England played Wales for the first time, on February 19, 1881 at Richardsons Field in Blackheath. England racked up their largest victory, defeating the Welsh 30 points to nil, though the subsequent meeting the following year at St Helens in Swansea was a closer contest, with England winning 10 nil. England drew with Ireland and Scotland in 1881/82, and were beaten by Scotland that year as well. Scotland came close to defeating England again in 1883. The two try to one try win to England was watched by a crowd of over 10,000. That year, the first Home Nations championship was held, and England emerged as the inaugural winners.

In 1884, England defeated Wales at the northern venue of Cardigan Fields in Leeds. This was followed by a successful defense of their Home Nations trophy, although the 1885 tournament was not completed. The 1886 tournament was a shared victory with Scotland, as England were held scoreless in two draws with Scotland and Wales. In 1887, Ireland defeated England for the first time. In 1889, England played their first match against a non-home nations team. England defeated the New Zealand Maoris at Rectory Field in Blackheath.

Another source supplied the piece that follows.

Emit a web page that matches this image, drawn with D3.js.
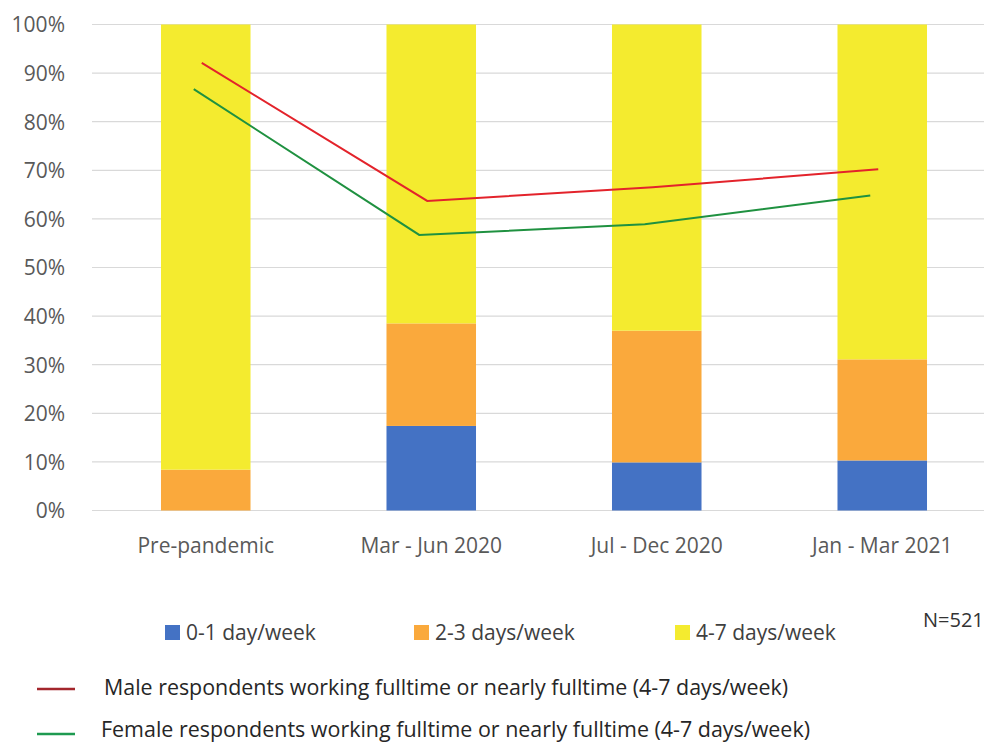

In 1890, England shared the Home Nations trophy with Scotland, as England dropped a game against Wales. England lost their game against Scotland in the 1891 Home Nations, thus, Scotland won the tournament. However, the following year, England won all their games and won the tournamen outright. England did not perform as well in the subsequent tournaments, only winning one game in both the 1893 and 1894 Home Nations championships. They won two of their three games in 1895, but dropped to winning one game in the 1896 and 1897 championships. They experienced their worst Home Nations championship at the 1899 tournament, when they were whitewashed, failing to win a game, and being defeated by Wales by over 20 points.

[edit] 1900-1930

They performed better at the 1900 Home Nations, though they still only won one game, they did draw with Scotland. England produced similar results to 1899 at the 1901 Home Nations when they lost all their matches. However, they returned to form the following year, dropping just the one game. In 1905 England again lost all of their Home Nations games, and ended the year with their first encounter with the All Blacks, which New Zealand won, 15-0. In 1906, France began playing in the Home Natios tournament, and England won their match against France as well as beating Scotland. Also in 1906, England played the Springboks for the first time, drawing three points all. England began their 1907 Home Nations with a big win, defeating France by 28 points at the Athletic Ground in Richmond. An optimistic opening game was however followed by three straight losses to the other home nations. They performed slightly better the following year, winnig two of their four fixtures, the same result happened in the 1909 Home Nations as well. England also played the Wallabies for the first time, losing 3 points to nine.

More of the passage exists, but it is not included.